The co-living microflats market now accounts for 5 to 10 percent of Britain’s £25 billion build-to-rent private rental sector, made up of institutionally-backed blocks of flats built for families to rent, James Mannix, head of residential capital markets at property group Knight Frank, said.
Investors say the micro-units create more attractive income streams as the more efficient use of space means the rent per square foot in each flat is 10-15 percent more than for traditional rentals.
“This strategy will provide us with an investment that has long-term, defensive characteristics,” said Arron Taggart of hedge fund Cheyne Capital Management, which has invested in one of The Collective’s schemes.
Although investors say they expect demand for microflats to grow, planning restrictions could become an issue because specific local authority permission is needed for new builds.
Native Finance, backed by venture capital firm Passion Capital, is seeking to get London’s local authorities on board. Native’s co-founder Prasanna Kannan said by working with local authorities it can be possible to build more of these innovative schemes.

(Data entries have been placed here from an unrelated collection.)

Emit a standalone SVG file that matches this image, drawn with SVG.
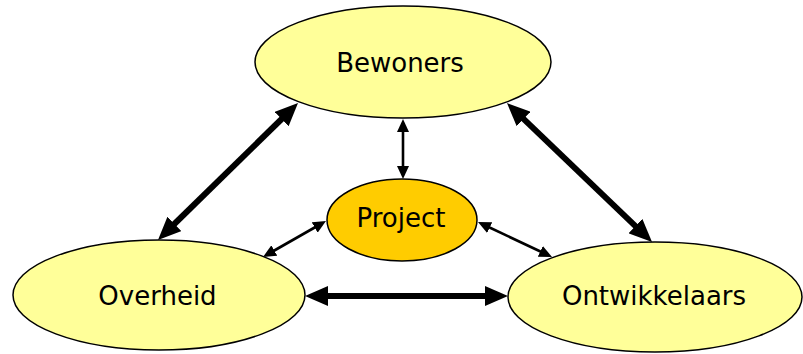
<svg xmlns="http://www.w3.org/2000/svg" width="803" height="354" viewBox="0 0 803 354">
<defs>
<style>
.node ellipse{stroke:#000;stroke-width:1.5}
.outer ellipse{fill:#FFFF99}
.center ellipse{fill:#FFCC00}
.node text{font-family:"DejaVu Sans","Verdana",sans-serif;font-size:26px;fill:#000;text-anchor:middle}
.thick{stroke:#000;stroke-width:6;fill:none;marker-start:url(#ah-big);marker-end:url(#ah-big)}
.thin{stroke:#000;stroke-width:2.6;fill:none;marker-start:url(#ah-small);marker-end:url(#ah-small)}
</style>
<marker id="ah-big" markerUnits="userSpaceOnUse" markerWidth="23" markerHeight="20" refX="8" refY="10" orient="auto-start-reverse" viewBox="0 0 23 20">
<path d="M0,0 L23,10 L0,20 z" fill="#000"/>
</marker>
<marker id="ah-small" markerUnits="userSpaceOnUse" markerWidth="13" markerHeight="12" refX="6" refY="6" orient="auto-start-reverse" viewBox="0 0 13 12">
<path d="M0,0 L13,6 L0,12 z" fill="#000"/>
</marker>
</defs>
<rect width="803" height="354" fill="#fff"/>
<g id="connectors">
<line class="thick" x1="320" y1="296" x2="493" y2="296"/>
<line class="thick" x1="287.3" y1="113.5" x2="168.7" y2="229.5"/>
<line class="thick" x1="517.8" y1="113.4" x2="641.2" y2="231.6"/>
<line class="thin" x1="403" y1="126" x2="403" y2="172"/>
<line class="thin" x1="319.9" y1="224.5" x2="269.1" y2="253.5"/>
<line class="thin" x1="484.3" y1="225" x2="545.7" y2="254"/>
</g>
<g id="bewoners" class="node outer">
<ellipse cx="403" cy="62" rx="148" ry="56"/>
<text x="400" y="72">Bewoners</text>
</g>
<g id="project" class="node center">
<ellipse cx="402" cy="220" rx="75" ry="41"/>
<text x="401" y="227">Project</text>
</g>
<g id="overheid" class="node outer">
<ellipse cx="159" cy="295" rx="146" ry="55"/>
<text x="157.5" y="305">Overheid</text>
</g>
<g id="ontwikkelaars" class="node outer">
<ellipse cx="655" cy="297" rx="147" ry="55"/>
<text x="654" y="305">Ontwikkelaars</text>
</g>
</svg>
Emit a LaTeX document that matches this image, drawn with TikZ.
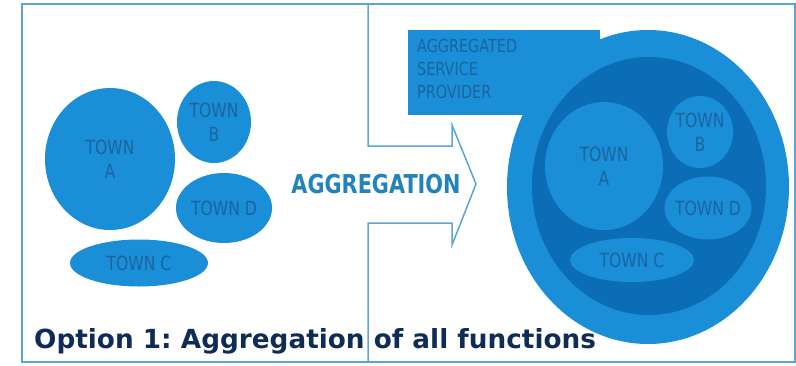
\documentclass[tikz,border=0pt]{standalone}
\usepackage{fontspec}
\setmainfont{DejaVu Sans}
\newfontfamily\narrowfont[FakeStretch=0.8]{DejaVu Sans}
\usetikzlibrary{shapes.geometric}
\definecolor{bubble}{HTML}{1A8ED6}
\definecolor{bubbledark}{HTML}{0B6DB6}
\definecolor{townink}{HTML}{1C64A0}
\definecolor{frameline}{HTML}{5AA6D6}
\definecolor{arrowink}{HTML}{2282BC}
\definecolor{captionink}{HTML}{0E2C55}
\frenchspacing
\begin{document}
\begin{tikzpicture}[x=1pt, y=-1pt,
    town/.style={ellipse, fill=bubble, inner sep=-8pt, align=center, text=townink,
      font=\narrowfont\fontsize{19.5}{24}\selectfont},
    outline/.style={draw=frameline, line width=1.5pt}]
  \useasboundingbox (0,0) rectangle (796,365);
  \draw[outline] (22,4) rectangle (795,362);
  \draw[outline, line join=miter] (368,4) -- (368,146) -- (452,146) -- (452,125) -- (476,184)
    -- (452,245) -- (452,223) -- (368,223) -- (368,362);
  \node[text=arrowink, font=\narrowfont\bfseries\fontsize{26}{26}\selectfont] (aggr) at (376,184) {AGGREGATION};

  \node[town, minimum width=130, minimum height=142] (townA) at (110,159) {TOWN\\A};
  \node[town, minimum width=74, minimum height=82] (townB) at (214,122) {TOWN\\B};
  \node[town, minimum width=96, minimum height=70] (townD) at (224,208) {TOWN D};
  \node[town, minimum width=138, minimum height=47] (townC) at (139,263) {TOWN C};

  \fill[bubble] (408,30) rectangle (600,115);
  \fill[bubble] (648,187) ellipse [x radius=141, y radius=157];
  \fill[bubbledark] (649,186) ellipse [x radius=117, y radius=129];
  \node[anchor=north west, align=left, text=townink, inner sep=0pt,
    font=\narrowfont\fontsize{18}{23}\selectfont] (provider) at (417,39) {AGGREGATED\\SERVICE\\PROVIDER};

  \node[town, minimum width=118, minimum height=128] (innerA) at (604,166) {TOWN\\A};
  \node[town, minimum width=66, minimum height=72] (innerB) at (700,132) {TOWN\\B};
  \node[town, minimum width=87, minimum height=63] (innerD) at (708,208) {TOWN D};
  \node[town, minimum width=124, minimum height=44] (innerC) at (632,260) {TOWN C};

  \node[anchor=base west, inner sep=0pt, text=captionink,
    font=\bfseries\fontsize{26.3}{26}\selectfont] (caption) at (34,348) {Option 1: Aggregation of all functions};
\end{tikzpicture}
\end{document}
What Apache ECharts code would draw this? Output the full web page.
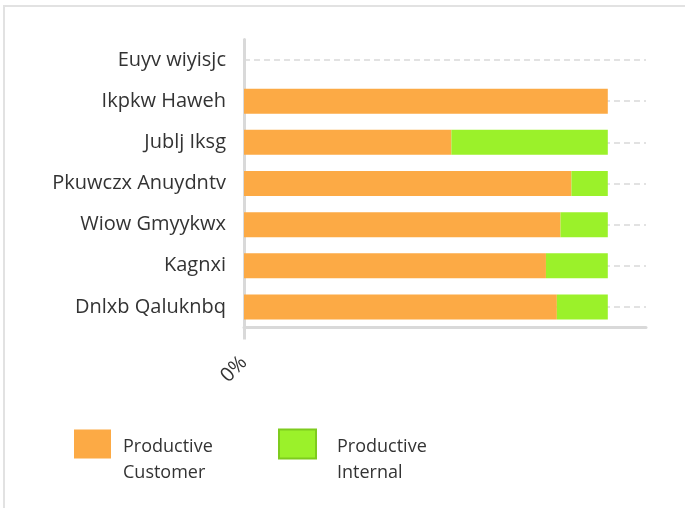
<!DOCTYPE html>
<html>
<head>
<meta charset="utf-8">
<script src="https://cdn.jsdelivr.net/npm/echarts@6/dist/echarts.min.js"></script>
<style>
  html, body { margin: 0; padding: 0; background: #fff; }
  #chart { position: absolute; left: 0; top: 0; width: 685px; height: 508px; }
  #frame { position: absolute; left: 3px; top: 5px; width: 700px; height: 520px;
           border-top: 2px solid #e2e2e2; border-left: 2px solid #e2e2e2; pointer-events: none; }
</style>
</head>
<body>
<div id="chart"></div>
<div id="frame"></div>
<script>
// Categories listed bottom-to-top (ECharts category y axis grows upward)
const categories = ['Dnlxb Qaluknbq', 'Kagnxi', 'Wiow Gmyykwx', 'Pkuwczx Anuydntv', 'Jublj Iksg', 'Ikpkw Haweh', 'Euyv wiyisjc'];
// Share of time, percent
const productiveCustomer = [86, 83, 87, 90, 57, 100, null];
const productiveInternal = [14, 17, 13, 10, 43, 0, null];
const seriesNames = ['Productive\nCustomer', 'Productive\nInternal'];
const xTickValues = [0];

const FONT = '"Open Sans", "Noto Sans", sans-serif';
const ORANGE = '#FCAA45';
const GREEN = '#9BF12A';
const chart = echarts.init(document.getElementById('chart'), null, { renderer: 'canvas' });

// One legend per series so each label can sit at its own offset from the swatch;
// an empty spacer line pushes the two-line label below the swatch centre.
function legendFor(name, left, textGap, itemStyle) {
  return {
    data: [{ name: name, itemStyle: itemStyle }],
    left: left, top: 397,
    itemWidth: 37, itemHeight: 29,
    icon: 'rect',
    selectedMode: false,
    formatter: n => '{s|}\n' + n,
    textStyle: {
      fontFamily: FONT, fontSize: 18, color: '#333', lineHeight: 26, padding: [0, 0, 0, textGap],
      rich: { s: { lineHeight: 32, fontSize: 2 } }
    }
  };
}

chart.setOption({
  animation: false,
  textStyle: { fontFamily: FONT },
  grid: { left: 244, right: 39, top: 39.5, height: 288, containLabel: false },
  legend: [
    legendFor(seriesNames[0], 69, 7, {}),
    legendFor(seriesNames[1], 273, 16, { borderColor: '#7ECB1E', borderWidth: 2 })
  ],
  xAxis: {
    type: 'value',
    min: 0, max: 110.5,
    splitLine: { show: false },
    axisLine: { show: true, lineStyle: { color: '#d9d9d9', width: 3 } },
    axisTick: { show: true, customValues: xTickValues, length: 12, lineStyle: { color: '#d9d9d9', width: 3 } },
    axisLabel: {
      customValues: xTickValues, rotate: 45, margin: 32,
      formatter: '{value}%', fontFamily: FONT, fontSize: 20, color: '#333'
    }
  },
  yAxis: {
    type: 'category',
    data: categories,
    axisLine: { show: true, lineStyle: { color: '#d9d9d9', width: 3 } },
    axisTick: { show: false },
    splitLine: { show: false },
    axisLabel: { margin: 18, fontFamily: FONT, fontSize: 20, color: '#333' }
  },
  series: [
    {
      // dashed guide line through each category row, drawn beneath the bars
      type: 'line',
      data: [],
      z: 1,
      silent: true,
      markLine: {
        z: 1,
        silent: true,
        symbol: 'none',
        label: { show: false },
        lineStyle: { type: [6, 4], color: '#d9d9d9', width: 1.5 },
        data: categories.map(c => ({ yAxis: c }))
      }
    },
    {
      name: seriesNames[0],
      type: 'bar',
      stack: 'total',
      z: 3,
      barWidth: 25,
      data: productiveCustomer,
      itemStyle: { color: ORANGE }
    },
    {
      name: seriesNames[1],
      type: 'bar',
      stack: 'total',
      z: 3,
      barWidth: 25,
      data: productiveInternal,
      itemStyle: { color: GREEN }
    }
  ]
});
</script>
</body>
</html>
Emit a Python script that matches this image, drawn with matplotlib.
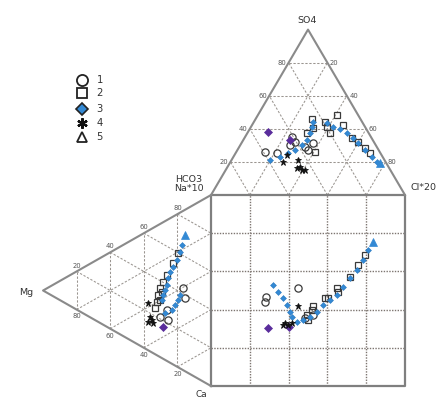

But large property investors in Britain’s private rental market have tended to focus instead on developing more traditional apartment blocks designed for families to rent.
And others in the industry see limits to co-living developments as an investment class.
“While it is hugely socially encompassing, it does have its drawbacks from an operational perspective. You might have high voids, it costs a lot to run,” Toby Nicholson, a director in property company Colliers’ private rental sector team, said.
“It is going to be relevant, but it’s not going to overtake or outweigh the traditional approach to residential in terms of studios, one and two bedroom regular flats,” Nicholson said.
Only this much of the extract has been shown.